The floor was soon strewn with lengths of cloth, most of them loud and gaudy to the humans’ point of view, but obviously attractive to their smaller classmates. Laniora was cooing over a length of white-starred blue. Maura had out the lone bolt of blue denim fabric and was holding it up against herself, mentally measuring for an outfit. She skillfully twitched the end out of Catra’s hand when she reached for it, and appeared to be entertaining some pleasant thoughts on decoration. Catra looked up only once to see that it wasn’t her sister competing for the piece of cloth, and went back to her own browsing. Holl, after exchanging unspoken communication with Maura, draped the blue cloth over his arm and approached Keith with it.

“What’ll you trade for this one, eh?” Holl asked, rescuing him from the Elf Master.

Gratefully, Keith broke eye contact and nervously edged out of his seat. “Ah, I hadn’t thought about it, really. It was supposed to be a gi—um,” he paused, responding to his friend’s obvious prompt for more diplomacy, and rubbed the corner of the cloth between thumb and forefinger. “What would you like to trade?”

Maura whispered in Holl’s ear, and he nodded, fingering the fabric speculatively. Keith watched him with respect. He didn’t look too keen or too disinterested: a natural garage-saler. “I’d say it might be worth a small lantern, or a toy, or a carved wooden box this big.” He sketched a form in the air about six inches wide. “There’s more than a single garment’s length here, you see.”

“Sounds fair. How about the lantern?” Keith asked quickly. Holl nodded and rerolled the bolt around its flat cardboard core. Maura took it and the two men shook hands. Patting Holl’s arm for thanks, she disappeared down the tunnel, waving the bolt happily. Taking their friends’ cue, the others spoke up at once with offers for their prizes.

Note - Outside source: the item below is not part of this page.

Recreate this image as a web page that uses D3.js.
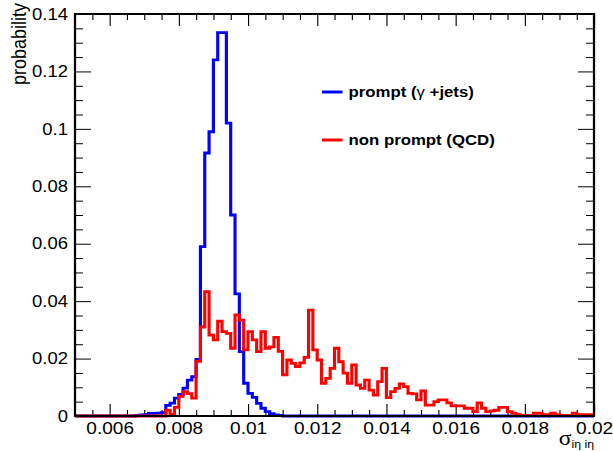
<!DOCTYPE html>
<html>
<head>
<meta charset="utf-8">
<script src="https://cdn.jsdelivr.net/npm/d3@7"></script>
<style>
  html, body { margin: 0; padding: 0; background: #fff; }
  svg { display: block; }
  text { font-family: "Liberation Sans", Arial, Helvetica, sans-serif; fill: #000; }
</style>
</head>
<body>
<script>
// Histogram binning of sigma_ieta_ieta
const xMin = 0.005;
const xMax = 0.02;
const binWidth = 0.000125;

// Axis ticks and labels
const xTickValues = [0.006, 0.008, 0.010, 0.012, 0.014, 0.016, 0.018, 0.020];
const xTickLabels = ["0.006", "0.008", "0.01", "0.012", "0.014", "0.016", "0.018", "0.02"];
const yTickValues = [0, 0.02, 0.04, 0.06, 0.08, 0.10, 0.12, 0.14];
const yTickLabels = ["0", "0.02", "0.04", "0.06", "0.08", "0.1", "0.12", "0.14"];

// Normalised bin contents (probability per bin), one entry per bin from xMin
const prompt = [
  0, 0, 0, 0, 0, 0, 0, 0, 0, 0,
  0, 0, 0, 0, 0.0002, 0.0004, 0.0005, 0.0009, 0.0009, 0.001,
  0.0012, 0.0037, 0.0045, 0.0062, 0.0075, 0.0097, 0.0125, 0.0137, 0.0197, 0.059,
  0.0916, 0.099, 0.124, 0.1335, 0.1335, 0.102, 0.070, 0.0425, 0.0224, 0.0114,
  0.0079, 0.0065, 0.0044, 0.0027, 0.0015, 0.0008, 0.0004, 0.0002, 0, 0,
  0, 0, 0, 0, 0, 0, 0, 0, 0, 0,
  0, 0, 0, 0, 0, 0, 0, 0, 0, 0,
  0, 0, 0, 0, 0, 0, 0, 0, 0, 0,
  0, 0, 0, 0, 0, 0, 0, 0, 0, 0,
  0, 0, 0, 0, 0, 0, 0, 0, 0, 0,
  0, 0, 0, 0, 0, 0, 0, 0, 0, 0,
  0, 0, 0, 0, 0, 0, 0, 0, 0, 0
];
const nonPrompt = [
  0, 0, 0, 0, 0, 0, 0, 0, 0, 0,
  0, 0, 0, 0, 0, 0, 0, 0, 0, 0,
  0, 0.002, 0.0006, 0.003, 0.0068, 0.0085, 0.0078, 0.0062, 0.019, 0.031,
  0.0433, 0.0282, 0.0265, 0.033, 0.0294, 0.0288, 0.0236, 0.0352, 0.0334, 0.023,
  0.0294, 0.0265, 0.0224, 0.0294, 0.0236, 0.0241, 0.0274, 0.0225, 0.0143, 0.0195,
  0.0183, 0.0172, 0.0185, 0.0204, 0.0369, 0.023, 0.0195, 0.0114, 0.0131, 0.0166,
  0.0236, 0.0189, 0.0149, 0.0114, 0.0178, 0.0108, 0.0096, 0.0125, 0.009, 0.0073,
  0.012, 0.0166, 0.0064, 0.0085, 0.0096, 0.0112, 0.0102, 0.0079, 0.0077, 0.0056,
  0.0087, 0.0038, 0.0038, 0.005, 0.0056, 0.0056, 0.0046, 0.0035, 0.0035, 0.0035,
  0.0027, 0.0027, 0.0015, 0.0046, 0.0027, 0.0015, 0.0018, 0.002, 0.003, 0.003,
  0.0015, 0.001, 0.0005, 0.0002, 0.0002, 0.0002, 0.001, 0.001, 0.0005, 0.0005,
  0.001, 0.0005, 0.0002, 0.0002, 0.0002, 0.001, 0.0005, 0.0005, 0.0005, 0.0005
];

const seriesColors = ["#0000ff", "#ff0000"];

// The canvas is drawn in a narrower coordinate system and stretched horizontally
const sx = 1.12;
const W = 613 / sx, H = 451;
const px = v => v / sx; // screen-pixel x to drawing units

const svg = d3.select("body").append("svg")
  .attr("width", 613).attr("height", 451)
  .attr("viewBox", `0 0 ${W} ${H}`)
  .attr("preserveAspectRatio", "none");

const frame = { left: px(75), right: px(594), top: 14, bottom: 416 };

const x = d3.scaleLinear().domain([xMin, xMax]).range([frame.left, frame.right]);
const y = d3.scaleLinear().domain([0, 0.14]).range([frame.bottom, frame.top]);

const xMinor = d3.range(11, 40).filter(i => i % 4 !== 0).map(i => i * 0.0005);
const yMinor = d3.range(1, 28).filter(j => j % 4 !== 0).map(j => j * 0.005);

function styleAxis(g) {
  g.select(".domain").remove();
  g.selectAll(".tick line").attr("stroke", "#000").attr("stroke-width", 1);
}

// Bottom axis with labels
svg.append("g").attr("transform", `translate(0,${frame.bottom})`)
  .call(d3.axisBottom(x).tickValues(xTickValues).tickSize(-12).tickPadding(6)
    .tickFormat((d, i) => xTickLabels[i]))
  .call(styleAxis)
  .call(g => g.selectAll("text").attr("font-size", 17).attr("font-family", null));
svg.append("g").attr("transform", `translate(0,${frame.bottom})`)
  .call(d3.axisBottom(x).tickValues(xMinor).tickSize(-6).tickFormat(""))
  .call(styleAxis);

// Top axis (ticks only)
svg.append("g").attr("transform", `translate(0,${frame.top})`)
  .call(d3.axisTop(x).tickValues(xTickValues).tickSize(-12).tickFormat(""))
  .call(styleAxis);
svg.append("g").attr("transform", `translate(0,${frame.top})`)
  .call(d3.axisTop(x).tickValues(xMinor).tickSize(-6).tickFormat(""))
  .call(styleAxis);

// Left axis with labels
svg.append("g").attr("transform", `translate(${frame.left},0)`)
  .call(d3.axisLeft(y).tickValues(yTickValues).tickSize(-px(16)).tickPadding(px(7))
    .tickFormat((d, i) => yTickLabels[i]))
  .call(styleAxis)
  .call(g => g.selectAll("text").attr("font-size", 16.5).attr("font-family", null));
svg.append("g").attr("transform", `translate(${frame.left},0)`)
  .call(d3.axisLeft(y).tickValues(yMinor).tickSize(-px(8)).tickFormat(""))
  .call(styleAxis);

// Right axis (ticks only)
svg.append("g").attr("transform", `translate(${frame.right},0)`)
  .call(d3.axisRight(y).tickValues(yTickValues).tickSize(-px(16)).tickFormat(""))
  .call(styleAxis);
svg.append("g").attr("transform", `translate(${frame.right},0)`)
  .call(d3.axisRight(y).tickValues(yMinor).tickSize(-px(8)).tickFormat(""))
  .call(styleAxis);

// Histograms drawn as step outlines
const edges = d3.range(prompt.length + 1).map(i => xMin + i * binWidth);
const step = d3.line().x(d => x(d[0])).y(d => y(d[1])).curve(d3.curveStepAfter);
function outline(values) {
  const pts = values.map((v, i) => [edges[i], v]);
  pts.push([edges[values.length], values[values.length - 1]]);
  return pts;
}
[prompt, nonPrompt].forEach((vals, i) => {
  svg.append("path")
    .attr("d", step(outline(vals)))
    .attr("fill", "none")
    .attr("stroke", seriesColors[i])
    .attr("stroke-width", 2.8)
    .attr("stroke-linejoin", "miter");
});

// Frame
svg.append("rect")
  .attr("x", frame.left).attr("y", frame.top)
  .attr("width", frame.right - frame.left).attr("height", frame.bottom - frame.top)
  .attr("fill", "none").attr("stroke", "#000").attr("stroke-width", 2);

// Axis titles
const xTitle = svg.append("text")
  .attr("x", frame.right).attr("y", 445)
  .attr("text-anchor", "end");
xTitle.append("tspan").text("σ")
  .attr("font-family", "'Liberation Serif', 'DejaVu Serif', serif").attr("font-size", 21);
xTitle.append("tspan").text("iη iη").attr("font-size", 11).attr("dy", 3);

svg.append("text")
  .attr("transform", `translate(${px(26)},3) rotate(-90)`)
  .attr("text-anchor", "end")
  .attr("font-size", 18)
  .text("probability");

// Legend
const legendItems = [
  { parts: [["prompt (", "bold"], ["γ", "normal"], [" +jets)", "bold"]], y: 92 },
  { parts: [["non prompt (QCD)", "bold"]], y: 140 }
];
legendItems.forEach((item, i) => {
  svg.append("line")
    .attr("x1", px(322)).attr("x2", px(342.5))
    .attr("y1", item.y).attr("y2", item.y)
    .attr("stroke", seriesColors[i]).attr("stroke-width", 3);
  const t = svg.append("text")
    .attr("x", px(348.5)).attr("y", item.y + 5)
    .attr("font-size", 15);
  item.parts.forEach(([s, w]) => t.append("tspan").attr("font-weight", w).text(s));
});
</script>
</body>
</html>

“Look,” Keith said, holding his hands palms out to the others. “I’m no good at this sort of thing. You take what you want, and we can figure it out later, okay?”

There was a general chorus of agreement, and the elves simply bundled the bags up and carried them away toward their home. In the echoing passage, Keith could hear the shrill voices of the elven sisters, arguing about
who
would wear
what
. Holl had a satisfied grin on his round face. Keith felt pretty good himself. Everyone seemed happy. This was much more what he had in mind. The other students’ ire seemed to have dissolved. They had arisen from their seats to watch the bartering, and now came over to praise Keith for his generosity and thoughtfulness. His idea seemed to have gone over well with them all.

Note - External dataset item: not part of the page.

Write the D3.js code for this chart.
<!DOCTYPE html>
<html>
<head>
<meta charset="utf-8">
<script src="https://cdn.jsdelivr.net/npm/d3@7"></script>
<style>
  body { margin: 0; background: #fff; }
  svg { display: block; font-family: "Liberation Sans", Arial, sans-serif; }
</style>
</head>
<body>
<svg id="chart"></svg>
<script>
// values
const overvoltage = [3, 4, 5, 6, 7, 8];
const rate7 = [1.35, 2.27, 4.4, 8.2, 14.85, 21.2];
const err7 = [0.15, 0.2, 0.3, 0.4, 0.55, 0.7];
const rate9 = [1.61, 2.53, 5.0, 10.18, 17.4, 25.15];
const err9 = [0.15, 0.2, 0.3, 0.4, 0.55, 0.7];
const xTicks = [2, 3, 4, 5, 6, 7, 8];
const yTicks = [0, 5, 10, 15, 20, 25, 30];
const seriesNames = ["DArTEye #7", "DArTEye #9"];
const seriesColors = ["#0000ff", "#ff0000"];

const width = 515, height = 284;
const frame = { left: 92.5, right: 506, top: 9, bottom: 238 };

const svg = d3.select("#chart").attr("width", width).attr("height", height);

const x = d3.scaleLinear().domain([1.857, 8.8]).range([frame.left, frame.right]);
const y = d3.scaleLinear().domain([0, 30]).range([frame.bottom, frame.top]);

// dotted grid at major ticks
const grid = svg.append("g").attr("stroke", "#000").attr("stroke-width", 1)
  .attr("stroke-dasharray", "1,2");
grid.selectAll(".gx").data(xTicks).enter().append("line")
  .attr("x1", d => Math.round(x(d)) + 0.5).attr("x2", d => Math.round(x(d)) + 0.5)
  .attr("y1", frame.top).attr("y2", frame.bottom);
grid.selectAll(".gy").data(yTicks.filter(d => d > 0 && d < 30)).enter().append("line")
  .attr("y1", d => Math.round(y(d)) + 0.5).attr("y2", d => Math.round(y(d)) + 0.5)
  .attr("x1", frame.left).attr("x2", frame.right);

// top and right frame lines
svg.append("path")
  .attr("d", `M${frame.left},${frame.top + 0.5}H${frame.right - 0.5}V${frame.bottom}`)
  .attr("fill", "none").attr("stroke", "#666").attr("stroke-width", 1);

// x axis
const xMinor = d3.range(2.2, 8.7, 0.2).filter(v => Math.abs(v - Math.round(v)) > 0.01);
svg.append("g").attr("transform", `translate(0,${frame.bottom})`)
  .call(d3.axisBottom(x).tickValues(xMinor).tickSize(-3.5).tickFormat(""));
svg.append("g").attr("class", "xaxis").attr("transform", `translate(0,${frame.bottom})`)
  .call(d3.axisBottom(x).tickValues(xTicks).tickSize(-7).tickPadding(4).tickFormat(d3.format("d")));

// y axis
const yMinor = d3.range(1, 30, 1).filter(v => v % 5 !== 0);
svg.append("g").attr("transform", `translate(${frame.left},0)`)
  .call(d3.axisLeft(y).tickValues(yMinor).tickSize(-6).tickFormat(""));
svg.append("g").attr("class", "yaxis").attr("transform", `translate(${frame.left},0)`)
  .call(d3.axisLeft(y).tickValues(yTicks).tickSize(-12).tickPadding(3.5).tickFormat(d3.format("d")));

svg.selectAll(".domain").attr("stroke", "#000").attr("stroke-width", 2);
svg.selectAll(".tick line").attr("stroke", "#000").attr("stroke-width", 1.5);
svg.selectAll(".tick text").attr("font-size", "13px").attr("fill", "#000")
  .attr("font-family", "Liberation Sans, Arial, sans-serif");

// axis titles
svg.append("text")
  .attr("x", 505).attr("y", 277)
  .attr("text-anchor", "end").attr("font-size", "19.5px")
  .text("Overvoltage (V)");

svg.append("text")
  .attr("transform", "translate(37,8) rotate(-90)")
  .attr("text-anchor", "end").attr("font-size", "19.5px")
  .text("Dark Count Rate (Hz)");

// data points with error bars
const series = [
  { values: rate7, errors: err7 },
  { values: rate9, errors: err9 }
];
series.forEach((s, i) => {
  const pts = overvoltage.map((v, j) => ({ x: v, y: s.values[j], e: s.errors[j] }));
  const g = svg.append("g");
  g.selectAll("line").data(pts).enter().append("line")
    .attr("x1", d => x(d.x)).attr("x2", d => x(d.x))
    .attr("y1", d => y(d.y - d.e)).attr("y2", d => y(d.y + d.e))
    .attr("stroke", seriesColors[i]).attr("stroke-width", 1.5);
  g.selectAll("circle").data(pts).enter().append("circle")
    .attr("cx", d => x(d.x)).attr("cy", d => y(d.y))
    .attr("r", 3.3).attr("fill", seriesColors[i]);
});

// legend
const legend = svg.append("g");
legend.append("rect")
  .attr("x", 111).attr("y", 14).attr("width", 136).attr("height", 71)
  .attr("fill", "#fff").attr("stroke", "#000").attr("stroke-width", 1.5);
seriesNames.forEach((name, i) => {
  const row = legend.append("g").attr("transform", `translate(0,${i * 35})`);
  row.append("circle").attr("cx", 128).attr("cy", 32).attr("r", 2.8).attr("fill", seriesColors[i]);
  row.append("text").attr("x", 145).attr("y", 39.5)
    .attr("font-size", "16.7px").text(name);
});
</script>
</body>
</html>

Except the Elf Master. He still stood by Keith’s desk, radiating disapproval. Keith tried not to look his way. He felt himself cringing away from the stern little man. The other Little Folk were reappearing out of the tunnel and taking their seats. Keith appeared to have broken the ice, and the students, all of them, were chattering to one another, relaxed, the cultural barriers down at last. Marcy distracted him at that moment by grabbing his face between her hands and kissing him right on the mouth.